I suppose, now that I’ve eaten all the fish cakes, I could ask my mother for the recipe. She says she won’t share it with anyone, though I know myself to be the exception. She tells me there are no secrets between us. But anyway, I won’t make the fish cakes for myself. I have a mystical and likely misguided conviction that her hands are the secret ingredients, inimitable tools of the fish cake trade. I worry that my attempts will produce unsatisfying shadow-versions.
Maybe a small part of me is afraid that if I learned the recipe, I would somehow dislocate the fish cakes from their context, severing that precious, ephemeral link of sensation and memory. I’m convinced that the scarcity of the fish cakes—that forced longing—will be the lure to keep me coming back home.
Do you have homecoming foods? Have you tried making them yourself?
For me, it's the pierogi. My grandmother made the best pierogi. (According to my mom, there is no recipe, but I'm not sure I believe her.)
We ate them with our Christmas Eve dinner every year, a tradition that sadly no one in my family but me attempts to preserve. Mine do not compare to my grandmother's. Like you said, I think the magic must have been in her hands!

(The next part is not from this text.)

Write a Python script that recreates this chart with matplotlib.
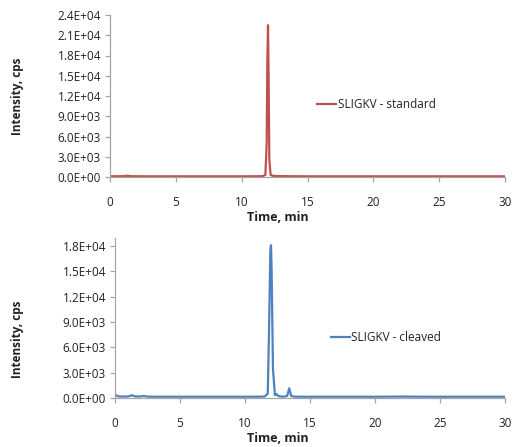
import matplotlib
matplotlib.use("Agg")
import matplotlib.pyplot as plt
from matplotlib.ticker import FuncFormatter, MultipleLocator

plt.rcParams['font.family'] = ['Open Sans', 'DejaVu Sans']

# ---- data ----
std_time = [0.0, 0.5, 1.0, 1.3, 1.6, 2.0, 3.0, 4.0, 5.0, 6.0, 7.0, 8.0, 9.0, 10.0, 11.0,
            11.6, 11.8, 11.9, 11.95, 12.0, 12.05, 12.1, 12.2, 12.4, 13.0, 14.0, 15.0,
            16.0, 18.0, 20.0, 22.0, 24.0, 26.0, 28.0, 30.0]
std_int = [120, 110, 120, 190, 120, 110, 100, 100, 100, 100, 100, 100, 100, 100, 110,
           130, 300, 5000, 17000, 22500, 14000, 2500, 300, 160, 130, 110, 100,
           100, 100, 100, 100, 100, 100, 100, 100]

clv_time = [0.0, 0.1, 0.3, 0.6, 1.0, 1.3, 1.5, 1.9, 2.2, 2.5, 3.0, 4.0, 5.0, 6.0, 7.0,
            8.0, 9.0, 10.0, 11.0, 11.5, 11.75, 11.85, 11.95, 12.0, 12.05, 12.15, 12.3,
            12.45, 12.55, 12.7, 13.0, 13.25, 13.4, 13.55, 13.8, 14.5, 16.0, 18.0,
            20.0, 22.0, 24.0, 26.0, 28.0, 30.0]
clv_int = [350, 300, 180, 170, 180, 330, 200, 170, 240, 160, 150, 150, 150, 150, 150,
           150, 150, 150, 150, 170, 500, 8000, 17500, 18100, 15000, 3500, 350,
           450, 250, 180, 160, 250, 1150, 250, 160, 150, 150, 150,
           150, 170, 150, 150, 150, 150]

std_label = "SLIGKV - standard"
clv_label = "SLIGKV - cleaved"
x_ticks = [0, 5, 10, 15, 20, 25, 30]

red = "#C0504D"
blue = "#4F81BD"
spine_col = "#A6A6A6"
txt_col = "#222222"

fig = plt.figure(figsize=(5.14, 4.47), dpi=100)
W, H = 514, 447

def make_ax(x0, x1, ytop, ybot):
    return fig.add_axes([x0 / W, 1 - ybot / H, (x1 - x0) / W, (ybot - ytop) / H])

ax1 = make_ax(110, 505, 15, 177)
ax2 = make_ax(115, 505, 238, 398)

fmt = FuncFormatter(lambda v, p: f"{v:.1E}")

def style(ax, ymax, lab_x, lab_y):
    for s in ("top", "right"):
        ax.spines[s].set_visible(False)
    for s in ("left", "bottom"):
        ax.spines[s].set_color(spine_col)
        ax.spines[s].set_linewidth(0.9)
    ax.set_xlim(0, 30)
    ax.set_ylim(0, ymax)
    ax.set_xticks(x_ticks)
    ax.yaxis.set_major_locator(MultipleLocator(3000))
    ax.yaxis.set_major_formatter(fmt)
    ax.tick_params(axis="both", direction="out", length=3.5, width=0.9,
                   color=spine_col, labelsize=8.5, labelcolor=txt_col, pad=3)
    ax.tick_params(axis="x", pad=10)
    ax.set_xlabel("Time, min", fontsize=9, fontweight="bold", color=txt_col)
    ax.set_ylabel("Intensity, cps", fontsize=8.5, fontweight="bold", color=txt_col)
    ax.yaxis.set_label_coords(lab_x, lab_y)

ax1.plot(std_time, std_int, color=red, lw=1.6, label=std_label)
style(ax1, 24000, -0.218, 0.5)
ax1.xaxis.set_label_coords(0.425, -0.21)
ax1.legend(loc="center left", bbox_to_anchor=(0.51, 0.445), frameon=False,
           fontsize=8.5, handlelength=1.6, handletextpad=0.15, borderpad=0,
           labelcolor=txt_col)

ax2.plot(clv_time, clv_int, color=blue, lw=1.6, label=clv_label)
style(ax2, 18950, -0.233, 0.37)
ax2.set_yticks([0, 3000, 6000, 9000, 12000, 15000, 18000])
ax2.xaxis.set_label_coords(0.418, -0.215)
ax2.legend(loc="center left", bbox_to_anchor=(0.538, 0.38), frameon=False,
           fontsize=8.5, handlelength=1.6, handletextpad=0.15, borderpad=0,
           labelcolor=txt_col)

fig.savefig("out.png", dpi=100)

Funny you bring this up...for years, I've been trying to recreate a Greek lentil soup recipe from a now-closed restaurant. It finally got released in a book, but even with the directions in hard copy, it wasn't *quite* the same. Now I'm convinced the soup represents so much more than nourishment—it's the association of being mentored by my undergrad thesis advisor (whose family happened to own the restaurant near the university) and being encouraged to share my ideas with the world.
(Also giggling because I too, found a forgotten bag of fish cakes in my deep freezer recently.)